しかし、いまや世界はすでに分配をおえていた。新たな植民地を手に入れるためには、またかつての勢いをうしなった古い隣人からうばいとるためには、戦うか、あるいは少なくとも戦うぞとおどかす必要があった。
富を得て自国を潤すための経済圏の奪い合い、そして支配されないための防衛として当時そうした流れに向かうのは必然だったのかもしれません。特に「現実が必要とした」という言葉に、目には見えない何かに迫られながら歴史という波に飲み込まれていく当時の様子が伺えます。
当事者だった著者だからこそ分かる言葉でもあり、重みのある記述です。
著作当時から50年経った1985年、あとがきとして加えられた巻末にはこのようなことも書いてあります。

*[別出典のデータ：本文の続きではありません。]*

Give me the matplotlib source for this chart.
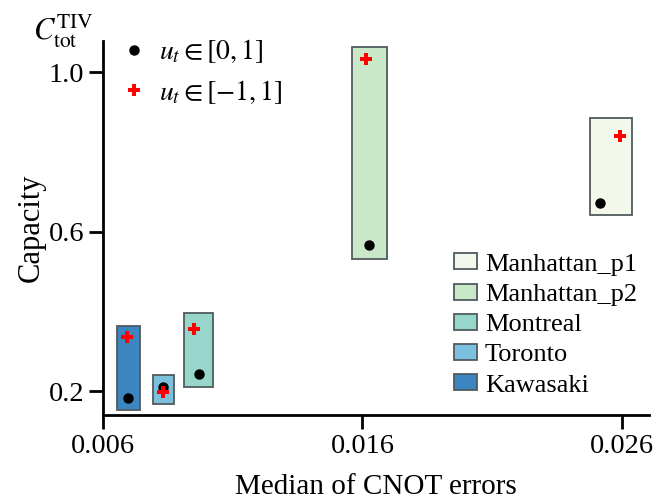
import numpy as np
import matplotlib.pyplot as plt

plt.rcParams['font.family'] = ['Liberation Serif', 'DejaVu Serif']
plt.rcParams['mathtext.fontset'] = 'stix'

# devices, cnot error ranges and capacity ranges
devices = ['Manhattan_p1', 'Manhattan_p2', 'Montreal', 'Toronto', 'Kawasaki']
colors = ['#f2f9ec', '#c8e8c8', '#98d6cc', '#7cc0de', '#3b86c0']
err_lo = [0.02477, 0.01558, 0.00912, 0.00794, 0.00655]
err_hi = [0.02639, 0.01693, 0.01023, 0.00874, 0.00743]
cap_lo = [0.641, 0.532, 0.2115, 0.168, 0.153]
cap_hi = [0.886, 1.064, 0.3956, 0.241, 0.364]

# capacity for the two input ranges
err_pos = [0.02517, 0.01626, 0.00970, 0.00832, 0.00696]
cap_pos = [0.673, 0.567, 0.2434, 0.2115, 0.1825]
err_sym = [0.02592, 0.01612, 0.00952, 0.00832, 0.00694]
cap_sym = [0.840, 1.0334, 0.3555, 0.199, 0.3354]

fig = plt.figure(figsize=(6.58, 4.99), dpi=100)
ax = fig.add_axes([0.1565, 0.1683, 0.8298, 0.7501])

bars = []
for i, name in enumerate(devices):
    b = ax.bar(err_lo[i], cap_hi[i] - cap_lo[i], width=err_hi[i] - err_lo[i],
               bottom=cap_lo[i], align='edge', color=colors[i],
               edgecolor='#505a5e', linewidth=1.3, label=name, zorder=1)
    bars.append(b)

dots, = ax.plot(err_pos, cap_pos, linestyle='', marker='o', color='black',
                markersize=6.5, zorder=3)
plus, = ax.plot(err_sym, cap_sym, linestyle='', marker='P', color='red',
                markersize=9, markeredgewidth=0, zorder=3)

ax.set_xlim(0.006, 0.02704)
ax.set_ylim(0.1406, 1.079)
ax.set_xticks([0.006, 0.016, 0.026])
ax.set_xticklabels(['0.006', '0.016', '0.026'])
ax.set_yticks([0.2, 0.6, 1.0])
ax.set_yticklabels(['0.2', '0.6', '1.0'])
ax.tick_params(labelsize=20.5, width=2, length=10)

for side in ['top', 'right']:
    ax.spines[side].set_visible(False)
for side in ['left', 'bottom']:
    ax.spines[side].set_linewidth(2)

ax.set_xlabel('Median of CNOT errors', fontsize=21, labelpad=11)
ax.set_ylabel('Capacity', fontsize=22, labelpad=2)
fig.text(0.05, 0.92, r'$C_{\mathrm{tot}}^{\mathrm{TIV}}$', fontsize=22)

leg1 = ax.legend([dots, plus], [r'$u_t \in [0, 1]$', r'$u_t \in [-1, 1]$'],
                 loc='upper left', bbox_to_anchor=(-0.03, 1.075), frameon=False,
                 fontsize=20, handletextpad=0.1, handlelength=1.6,
                 labelspacing=0.45)
ax.add_artist(leg1)

ax.legend(handles=[b[0] for b in bars], labels=devices, loc='lower right',
          bbox_to_anchor=(1.012, 0.0), frameon=False, fontsize=19,
          handlelength=0.87, handleheight=0.55, handletextpad=0.3,
          labelspacing=0.3, borderaxespad=0.3)

fig.savefig('out.png', dpi=100)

この半世紀になされたあの最大の悪行についても、できることなら黙していたい。というのは、結局この本は若者のために書かれたのであり、若者には、もっとも忌むべきことは避けさせてやりたいと思うからです。
しかし子どももいずれは成長するのであり、彼らも歴史から、扇動や非寛容がいかに容易に人間を非人間に変えるかを学ばねばならないのです。
第二次世界大戦をイギリス軍BBCの傍受部として参加した著者が、戦争体験を通じて改めてその恐ろしさやその原因となるものを語っています。
自身の体験から過去の節目を振り返り、そこから何を学び何を伝えていくべきか。あとがきには悩みながらも慎重に言葉を残した形跡を追うことができます。
世界がつながりながらも緊張感を増すこの時代において、歴史とは何か、争いは何を生み出すのかを思い出させてくれる貴重な書籍、歴史資料となっています。
まとめ
歴史とは戦いの記録である、という言葉があるように、世界史というものを振り返ってみると、確かにその通りだと思えるほど争いや戦争の絶えない過去であったことがわかります。
それらを経験したことのない自分には語りえないそうした事実・言葉を、今は本を通して受け取れる。今若者である自分たちが何をしなくてはならないのか本当に考えさせられます。
少しでも歴史に触れ、過去の反省を認識した上で罪悪感にとらわれず、未来に活かしていくことができればと思います。